Antes de se dirigir à moça, o rapaz fica algum tempo a olhar para ela, embasbacado, até que se resolve a fazer o sinal convencional de pedido de namoro: a piscadela de olho. Por sua vez, a rapariga, se está disposta a aceitar, responde-lhe com um movimento afirmativo de cabeça. Está iniciado o idílio."

pág. 307 
"No arquipélago da Madeira
Profundamente religiosa, a mulher do campo, na Madeira, é, nalguns sítios, fanáticas, mas, na maioria, mistura a sua fé católica com as mais absurdas superstições e até manifestações impregnadas de paganismo.
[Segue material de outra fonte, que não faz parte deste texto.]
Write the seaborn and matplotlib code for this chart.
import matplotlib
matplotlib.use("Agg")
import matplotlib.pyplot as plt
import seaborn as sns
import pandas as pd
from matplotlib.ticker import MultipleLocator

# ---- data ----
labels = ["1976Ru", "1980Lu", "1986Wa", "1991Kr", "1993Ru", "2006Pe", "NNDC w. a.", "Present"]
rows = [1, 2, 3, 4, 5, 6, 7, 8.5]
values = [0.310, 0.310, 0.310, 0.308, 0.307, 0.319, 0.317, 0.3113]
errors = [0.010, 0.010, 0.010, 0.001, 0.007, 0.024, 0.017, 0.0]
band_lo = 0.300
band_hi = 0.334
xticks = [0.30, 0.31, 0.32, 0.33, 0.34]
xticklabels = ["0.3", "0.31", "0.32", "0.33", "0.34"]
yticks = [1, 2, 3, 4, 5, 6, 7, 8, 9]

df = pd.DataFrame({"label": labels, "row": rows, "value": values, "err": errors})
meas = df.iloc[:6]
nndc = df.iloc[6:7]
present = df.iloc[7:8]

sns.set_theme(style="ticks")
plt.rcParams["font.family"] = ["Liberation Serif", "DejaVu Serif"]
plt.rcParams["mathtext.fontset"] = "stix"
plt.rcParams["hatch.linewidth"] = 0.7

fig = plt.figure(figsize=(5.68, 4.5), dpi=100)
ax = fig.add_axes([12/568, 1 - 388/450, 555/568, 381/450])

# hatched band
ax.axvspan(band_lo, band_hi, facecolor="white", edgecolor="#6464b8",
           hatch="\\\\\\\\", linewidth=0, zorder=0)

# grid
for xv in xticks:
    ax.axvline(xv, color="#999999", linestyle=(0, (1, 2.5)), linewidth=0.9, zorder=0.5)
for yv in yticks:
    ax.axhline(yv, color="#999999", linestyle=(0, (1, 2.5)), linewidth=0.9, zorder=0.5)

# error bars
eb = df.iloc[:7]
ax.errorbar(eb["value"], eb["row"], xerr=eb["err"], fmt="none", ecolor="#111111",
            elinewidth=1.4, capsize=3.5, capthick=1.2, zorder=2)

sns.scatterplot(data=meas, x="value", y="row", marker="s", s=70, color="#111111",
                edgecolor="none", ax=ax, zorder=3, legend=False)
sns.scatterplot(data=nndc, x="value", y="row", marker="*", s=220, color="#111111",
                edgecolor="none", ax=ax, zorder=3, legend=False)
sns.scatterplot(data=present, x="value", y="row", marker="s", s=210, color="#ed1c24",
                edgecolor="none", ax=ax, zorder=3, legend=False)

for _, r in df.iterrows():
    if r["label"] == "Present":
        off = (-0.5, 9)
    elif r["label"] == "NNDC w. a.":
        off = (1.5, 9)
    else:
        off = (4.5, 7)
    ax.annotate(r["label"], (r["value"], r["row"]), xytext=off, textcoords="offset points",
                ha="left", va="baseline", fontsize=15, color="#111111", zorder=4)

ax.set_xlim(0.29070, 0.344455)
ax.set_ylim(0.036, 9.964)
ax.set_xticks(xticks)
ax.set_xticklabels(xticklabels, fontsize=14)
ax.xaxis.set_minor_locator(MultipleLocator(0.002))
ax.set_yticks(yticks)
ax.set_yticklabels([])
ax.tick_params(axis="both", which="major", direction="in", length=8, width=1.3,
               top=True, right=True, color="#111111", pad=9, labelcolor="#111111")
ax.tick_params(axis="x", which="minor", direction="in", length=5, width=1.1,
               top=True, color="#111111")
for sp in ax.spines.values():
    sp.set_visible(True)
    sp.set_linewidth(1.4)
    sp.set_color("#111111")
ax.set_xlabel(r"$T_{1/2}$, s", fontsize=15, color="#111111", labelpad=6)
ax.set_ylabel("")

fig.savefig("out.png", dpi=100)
O que predomina, todavia, numas e noutras, é um espírito de subserviência, perante as pessoas das classes mais elevadas (...)"

pág. 329 
"A mulher do mar

A-Ver-o-Mar
(...) nos dias de bonança, as mulheres vão à pesca sòzinhas, em pequenos barcos.

Póvoa de Varzim
(...) elas vestindo de escuro, como qualquer mulher pobre (...) eles exibindo as grossas camisolas de lã branca, caprichosamente bordadas a cores (..)"

pág. 334 
"Nazaré
No entanto, a nazarena, mulher de pescador, por mais activa que seja, vive sempre um pouco à toa, sem método no trabalho. Gosta de passar longas horas em ociosidade, sentada no areal em ociosidade (...) Outra maneira de "matar o tempo", numa espécie de apatia, é catarem-se umas às outras, sentadas à porta da rua."

pág. 341 
"Olhão
São mais decididas que os homens, as mulheres dos pescadores de Olhão. É vulgar, na praia, quando se discute ou faz negócio de peixe, a mulher puxar o homem pelo braço e dizer-lhe, sem rodeios:
— Sai daqui! Quem fala sou eu!
E o homem afastar-se, submisso, enquanto ela discute, argumenta e faz valer as suas razões."

pág. 361 
"Porém, uma certeza prevalece: a mulher do mar, como a camponesa, tem, no nosso país, uma existência de nível baixíssimo, limitada a responsabilidades, encargos e sacrifícios. Conseguir viver — eis a batalha diária. Tudo o mais não tem sentido para elas, se o pão falta. (...) Quanto ao espírito atrofiado e deformado pela ignorância e pelas mais absurdas crendices, mantém-se, em pleno séc. XX, no mesmo obscurantismo(...)"

pág. 368 
"A Operária
A mulher é preferida nas fábricas porque, depois de adquirir a prática necessária, trabalha o mesmo que o homem e ganha muito menos que ele."

pág. 378 
"No Porto principiam a admitir mulheres como mecânicas e pintoras de automóveis nas oficinas da especialidade. Para executar o seu trabalho elas envergam o "macaco" de operário, o que lhes dá um ar sóbrio, honesto e ao mesmo tempo cuidado."

pág. 393 
"Um emprego feminino de grande responsabilidade, apesar de obscuro, é o das guardas de passagem de nível, ao longo da via férrea, de Norte a Sul do País. É importantíssima a missão dessas mulheres, que são forçadas a estar vigilantes durante toda a noite e a quem compete garantir a segurança de milhares de vidas humanas."

pág. 448 
"Pode afirmar-se que a mulher portuguesa, por atavismo e por educação, é essencialmente doméstica. Como já dissemos, mesmo quando faz um curso superior e exerce qualquer profissão, ela continua quase sempre a ter, perante os problemas da vida nacional e mundial, o mesmo desinteresse das outras que nunca ultrapassaram os limites da vida familiar."

pág. 464 
"A prostituição, em Portugal, é legal e está regulamentada, sendo muito elevado o número de mulheres e jovens que estão inscritas como meretrizes."